At Emory University he studied philosophy “to seek truth and a purpose for life” and devoured Plato, Aristotle and the Neoplatonists. But he was “looking for a truth that’s much deeper than just one individual…I was looking for something that was absolute, that preexisted me, that I could commit my life to,” and “maybe religion had something to say to this.” He began his spiritual journey reading Thomas Merton’s autobiography, Seven Story Mountain.

In his senior year he wrote in his journal, “ I think God is calling me to become a priest,” but, “that would mean celibacy.” The next day he erased the entry. “That was the stupidest idea. I don’t want to be celibate.” For the next four years he “fought the call…living and briefly starving in Paris.” He would return to Atlanta to become a journalist working for a weekly newspaper.

It was while working for the Nashville Banner newspaper that Zabriskie darkened an Episcopal church, St. Ann’s in Nashville. “ I started going there faithfully and got involved in all sorts of ministry, prison ministries, homeless ministries, youth ministries…I thought this is not what I want to do with my avocation. This is what I want to do 24/7!” A mentoring minister, who shared, “everything he knew about the priesthood…made all the difference.”

But journalism confirmed Zabriskie as a people person. “I loved asking questions. I love gathering information. I love meeting people. I love learning. I met so many people, ranging from people in death row to presidential candidates…But what was really drawing me was serving people and serving God.”

Zabriskie sought out a seminary where he could “get a really intellectual understanding of Christianity,” and found it at The Berkeley Divinity School at Yale University. “I was super happy there. It was three of the best years of my life. It is one of the reasons I accepted the call here at Christ Church -Yale is 45 minutes away. We want to develop the strongest possible relationship with the Berkeley Divinity School at Yale and the Yale Divinity School by bringing great speakers to address our congregation, challenge our thinking and expand theological outlook and stimulate us both spiritually and intellectually.”

Zabriskie is a devotee of walking the spiritual path of the Commune de Santiago de Compostela. “ I’ve been there four or five times and hope to go back every year of my life. It’s a great place to connect with God and clear your head out. The principles that I have learned there have impacted my ministry and my life so much. You kind of need regular reminders. You realize you don’t need much at all to live. You’re supposed to carry no more than ten percent of your body weight…And walking is a spiritual activity.”

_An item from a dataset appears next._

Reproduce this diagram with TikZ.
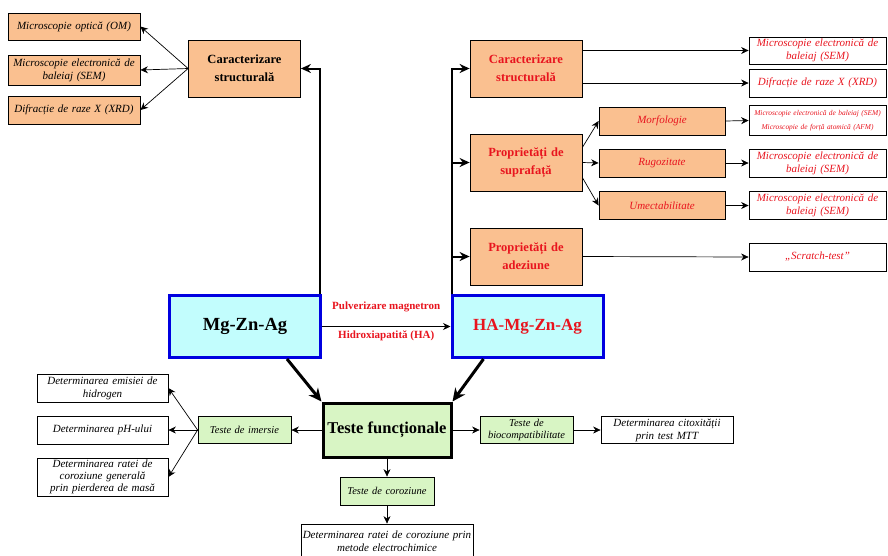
\documentclass[tikz,border=0pt]{standalone}
\usepackage{fontspec}
\setmainfont{Liberation Serif}
\usetikzlibrary{arrows.meta}
\definecolor{peach}{HTML}{FAC090}
\definecolor{mint}{HTML}{D8F5C4}
\definecolor{aqua}{HTML}{C2FDFD}
\definecolor{royal}{HTML}{0000E0}
\definecolor{crimson}{HTML}{E8141E}

\begin{document}
\begin{tikzpicture}[x=1pt,y=-1pt,
    box/.style={draw,inner sep=0pt,align=center,line width=0.8pt},
    leaf/.style={box,font=\itshape\fontsize{11}{13}\selectfont},
    head/.style={box,fill=peach,font=\bfseries\fontsize{12.5}{18}\selectfont,text width=112pt,minimum height=57pt},
    sub/.style={box,fill=peach,text=crimson,font=\itshape\fontsize{11}{13}\selectfont,text width=126pt,minimum height=28pt},
    test/.style={box,fill=mint,font=\itshape\fontsize{10.5}{12.5}\selectfont,text width=93pt,minimum height=27pt},
    alloy/.style={draw=royal,line width=3pt,fill=aqua,inner sep=0pt,font=\bfseries\fontsize{17}{20}\selectfont,minimum width=151pt,minimum height=62pt},
    thin/.style={-{Stealth[length=7.5pt,width=7pt]},line width=0.7pt},
    thick/.style={-{Stealth[length=10pt,width=9pt]},line width=2pt},
    heavy/.style={-{Stealth[length=13pt,width=12pt]},line width=3pt}]
    \useasboundingbox (0,0) rectangle (888,555);

    % left side
    \node[leaf,fill=peach,text width=132pt,minimum height=27pt] (omL) at (74,26.5) {Microscopie optică (OM)};
    \node[leaf,fill=peach,text width=132pt,minimum height=30pt] (semL) at (74,70) {Microscopie electronică de\\baleiaj (SEM)};
    \node[leaf,fill=peach,text width=132pt,minimum height=28pt] (xrdL) at (74,110) {Difracție de raze X (XRD)};
    \node[head] (carL) at (244.5,68.5) {Caracterizare\\structurală};

    % substrates
    \node[alloy,font=\bfseries\fontsize{18.5}{21}\selectfont] (mg) at (245,326.5) {Mg-Zn-Ag};
    \node[alloy,text=crimson] (ha) at (527.5,326.5) {HA-Mg-Zn-Ag};

    % right side
    \node[head,text=crimson] (carR) at (526,68.5) {Caracterizare\\structurală};
    \node[head,text=crimson] (supR) at (526,162.5) {Proprietăți de\\suprafață};
    \node[head,text=crimson] (adeR) at (526,256.5) {Proprietăți de\\adeziune};
    \node[sub] (morf) at (662,121) {Morfologie};
    \node[sub] (rug) at (662,163) {Rugozitate};
    \node[sub] (ume) at (662,205.5) {Umectabilitate};
    \node[leaf,text=crimson,text width=137pt,minimum height=27pt] (semR) at (817.5,50.5) {Microscopie electronică de\\baleiaj (SEM)};
    \node[leaf,text=crimson,text width=137pt,minimum height=28pt] (xrdR) at (817.5,83) {Difracție de raze X (XRD)};
    \node[leaf,text=crimson,text width=137pt,minimum height=30pt,font=\itshape\fontsize{7.4}{14}\selectfont] (morfR) at (817.5,120.5) {Microscopie electronică de baleiaj (SEM)\\Microscopie de forță atomică (AFM)};
    \node[leaf,text=crimson,text width=137pt,minimum height=28pt] (rugR) at (817.5,163) {Microscopie electronică de\\baleiaj (SEM)};
    \node[leaf,text=crimson,text width=137pt,minimum height=28pt] (umeR) at (817.5,205.5) {Microscopie electronică de\\baleiaj (SEM)};
    \node[leaf,text=crimson,text width=137pt,minimum height=28pt] (scr) at (817.5,257) {„Scratch-test”};

    % functional tests
    \node[box,line width=3pt,fill=mint,font=\bfseries\fontsize{16.5}{19}\selectfont,minimum width=128pt,minimum height=54pt] (tf) at (387,430) {Teste funcționale};
    \node[test] (imers) at (244.5,430) {Teste de imersie};
    \node[test] (bio) at (526.5,430) {Teste de\\biocompatibilitate};
    \node[test,text width=94pt,minimum height=28pt] (cor) at (387,491) {Teste de coroziune};
    \node[leaf,text width=131pt,minimum height=28pt] (emis) at (102.5,388) {Determinarea emisiei de\\hidrogen};
    \node[leaf,text width=131pt,minimum height=28pt] (ph) at (102.5,430) {Determinarea pH-ului};
    \node[leaf,text width=131pt,minimum height=38pt,font=\itshape\fontsize{11}{12.3}\selectfont] (rata) at (102.5,477) {Determinarea ratei de\\coroziune generală\\prin pierderea de masă};
    \node[leaf,text width=132pt,minimum height=27pt] (cito) at (667,430) {Determinarea citoxității\\prin test MTT};
    \node[leaf,text width=172pt,minimum height=34pt] (elch) at (387,541) {Determinarea ratei de coroziune prin\\metode electrochimice};

    \draw[thin] (carL.west) -- (omL.east); \draw[thin] (carL.west) -- (semL.east); \draw[thin] (carL.west) -- (xrdL.east);
    \draw[thick] ([xshift=-2pt]mg.north east) |- (carL.east);
    \draw[thick] ([xshift=1pt]ha.north west) |- (carR.west);
    \draw[thick] ([xshift=1pt]ha.north west) |- (supR.west);
    \draw[thick] ([xshift=1pt]ha.north west) |- (adeR.west);
    \draw[thin] (mg.east) -- (ha.west)
        node[midway,above=14pt,inner sep=0pt,text=crimson,font=\bfseries\fontsize{11}{13}\selectfont] {Pulverizare magnetron}
        node[midway,below=4pt,inner sep=0pt,text=crimson,font=\bfseries\fontsize{11}{13}\selectfont] {Hidroxiapatită (HA)};
    \draw[thin] (carR.east |- semR.west) -- (semR.west); \draw[thin] (carR.east |- xrdR.west) -- (xrdR.west);
    \draw[thin] (supR.15) -- (morf.west); \draw[thin] (supR.east) -- (rug.west); \draw[thin] (supR.-15) -- (ume.west);
    \draw[thin] (morf.east) -- (morfR.west); \draw[thin] (rug.east) -- (rugR.west); \draw[thin] (ume.east) -- (umeR.west);
    \draw[thin] (adeR.east) -- (scr.west);
    \draw[heavy] ([xshift=42pt]mg.south) -- (tf.north west);
    \draw[heavy] ([xshift=-44pt]ha.south) -- (tf.north east);
    \draw[thin] (tf.west) -- (imers.east); \draw[thin] (tf.east) -- (bio.west); \draw[thin] (bio.east) -- (cito.west);
    \draw[thin] (imers.west) -- (emis.east); \draw[thin] (imers.west) -- (ph.east); \draw[thin] (imers.west) -- (rata.east);
    \draw[thin] (tf.south) -- (cor.north); \draw[thin] (cor.south) -- (elch.north);
\end{tikzpicture}
\end{document}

Zabriskie serves as president of the Friends of the Anglican Pilgrim Center in Santiago, with its initiative to create a center for Protestants to celebrate the Eucharist “or worship in their own tradition. We’d like to have a place where people can come and experience the genius of the Anglican tradition, a very open minded, inclusive, hospitable expression of the Christian faith. We hope to raise five million dollars to create that center.”

Zabriskie attributes the brightness of his three daughters, including step-daughter, Emily, 31, and daughters Marguerite, 23, and Isabelle, 20, to his lawyer wife Mims’ brain, he says. “She’s a partner of Morgan, Lewis, and Bockius.” Rounding out the family is their Corgi, “Winston.” “He’s the son we never had. He’s my pastoral associate. He just nestles up to people who are grieving or going through a hard time. He, like me, is a real people person.”

Two persons involved in choosing Zabriskie include George Belshaw,  junior warden at Christ Church. He cites Marek’s “Bible Challenge” ability to “engage whole parishes and communities,” as having resonated “deeply with the search team.”

“What was remarkable during our interview process,” says Senior Warden Randy Schwimmer, “was how imaginatively he detailed the steps we can take together to grow our parish and energize our parishioners. I can’t tell you how many times Marek would describe a potential issue to be addressed, and I would turn to George and say, “How did he know that?”